Your task is to retype, word for word, the lines from the start of the data through the line holding "from matplotlib.ticker import MultipleLocator". Do not include the pictures.

─── Data excerpt

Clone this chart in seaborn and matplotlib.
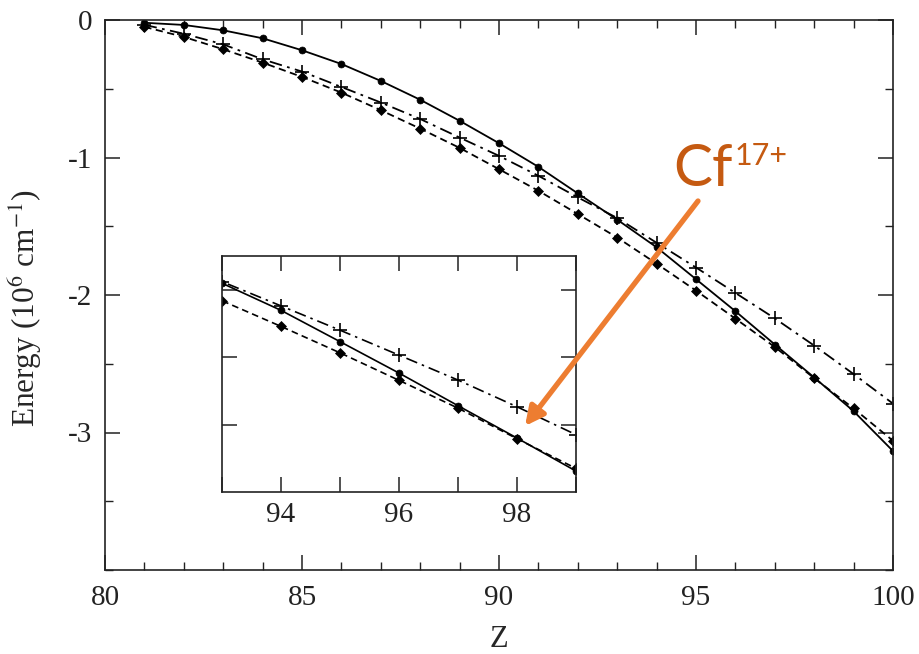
import numpy as np
import pandas as pd
import matplotlib
matplotlib.use("Agg")
import matplotlib.pyplot as plt
import seaborn as sns
from matplotlib.ticker import MultipleLocator

# ---- data ----
Z = list(range(81, 101))
solid_dots = [-0.02, -0.036, -0.075, -0.133, -0.22, -0.32, -0.443, -0.58, -0.733, -0.896,
              -1.068, -1.261, -1.452, -1.653, -1.885, -2.118, -2.36, -2.60, -2.845, -3.135]
dashed_diamonds = [-0.05, -0.123, -0.213, -0.31, -0.414, -0.528, -0.656, -0.79, -0.93, -1.085,
                   -1.242, -1.411, -1.582, -1.772, -1.968, -2.172, -2.378, -2.605, -2.825, -3.06]
dashdot_plus = [-0.035, -0.10, -0.177, -0.286, -0.375, -0.487, -0.60, -0.72, -0.855, -0.988,
                -1.133, -1.29, -1.44, -1.62, -1.80, -1.985, -2.17, -2.368, -2.575, -2.79]
main_xticks = [80, 85, 90, 95, 100]
main_yticks = [0, -1, -2, -3]
inset_xticks = [94, 96, 98]
annotation_main = "Cf"
annotation_sup = "17+"

df = pd.DataFrame({"Z": Z, "solid": solid_dots, "dashed": dashed_diamonds, "dashdot": dashdot_plus})

sns.set_theme(style="ticks")
plt.rcParams["font.family"] = ["Liberation Serif", "DejaVu Serif"]
plt.rcParams["mathtext.fontset"] = "stix"

fig = plt.figure(figsize=(9.19, 6.54), dpi=100)
ax = fig.add_axes([105/919, 1-570/654, (893-105)/919, (570-20)/654])
axi = fig.add_axes([222/919, 1-492/654, (576-222)/919, (492-256)/654])

series = [
    ("solid", "-", "o", 5, None),
    ("dashed", (0, (4, 2.5)), "D", 5.5, None),
    ("dashdot", (0, (7, 3, 1.5, 3)), "+", 10, None),
]

def draw(a, lw):
    for col, ls, mk, ms, _ in series:
        sns.lineplot(data=df, x="Z", y=col, ax=a, color="black", linestyle=ls,
                     marker=mk, markersize=ms, markeredgecolor="black",
                     markeredgewidth=1.2 if mk == "+" else 0.5, linewidth=lw, legend=False)

draw(ax, 1.3)
draw(axi, 1.2)

for a in (ax, axi):
    for s in a.spines.values():
        s.set_linewidth(1.2)
        s.set_color("#222222")

# main axes
ax.set_xlim(80, 100)
ax.set_ylim(-4, 0)
ax.set_xticks(main_xticks)
ax.set_yticks(main_yticks)
ax.set_yticklabels([str(v) for v in main_yticks])
ax.xaxis.set_minor_locator(MultipleLocator(1))
ax.yaxis.set_minor_locator(MultipleLocator(0.5))
ax.tick_params(which="both", direction="in", top=True, right=True, labelsize=21, colors="#222222")
ax.tick_params(which="major", length=11, width=1.1)
ax.tick_params(which="minor", length=6, width=1.0)
ax.tick_params(axis="x", which="major", pad=11)
ax.tick_params(axis="y", which="major", pad=9)
ax.set_xlabel("Z", fontsize=22, labelpad=10)
ax.set_ylabel("Energy (10$^{6}$ cm$^{-1}$)", fontsize=22.5)
ax.yaxis.set_label_coords(-0.077, 0.476)

# inset
axi.set_xlim(93, 99)
axi.set_ylim(-3.0, -1.25)
axi.set_xticks(inset_xticks)
axi.xaxis.set_minor_locator(MultipleLocator(1))
axi.set_yticks([-1.5, -2.0, -2.5])
axi.set_yticklabels([])
axi.set_xlabel("")
axi.set_ylabel("")
axi.tick_params(which="both", direction="in", top=True, right=True, labelsize=21, colors="#222222")
axi.tick_params(which="major", length=11, width=1.1, pad=7)
axi.tick_params(which="minor", length=11, width=1.1)

# annotation
fig.text(673/919, 1-186/654, annotation_main, fontsize=42, color="#C55A11", family="Lato")
fig.text(735/919, 1-165/654, annotation_sup, fontsize=22, color="#C55A11", family="Lato")
axi.annotate("", xy=(525/919, 1-426/654), xycoords="figure fraction",
             xytext=(698/919, 1-201/654), textcoords="figure fraction",
             arrowprops=dict(arrowstyle="-|>", color="#ED7D31", lw=3.8, mutation_scale=28,
                             shrinkA=0, shrinkB=0),
             annotation_clip=False)

fig.savefig("out.png", dpi=100)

──────

## Written solution
Clone this chart in seaborn and matplotlib.
import numpy as np
import pandas as pd
import matplotlib
matplotlib.use("Agg")
import matplotlib.pyplot as plt
import seaborn as sns
from matplotlib.ticker import MultipleLocator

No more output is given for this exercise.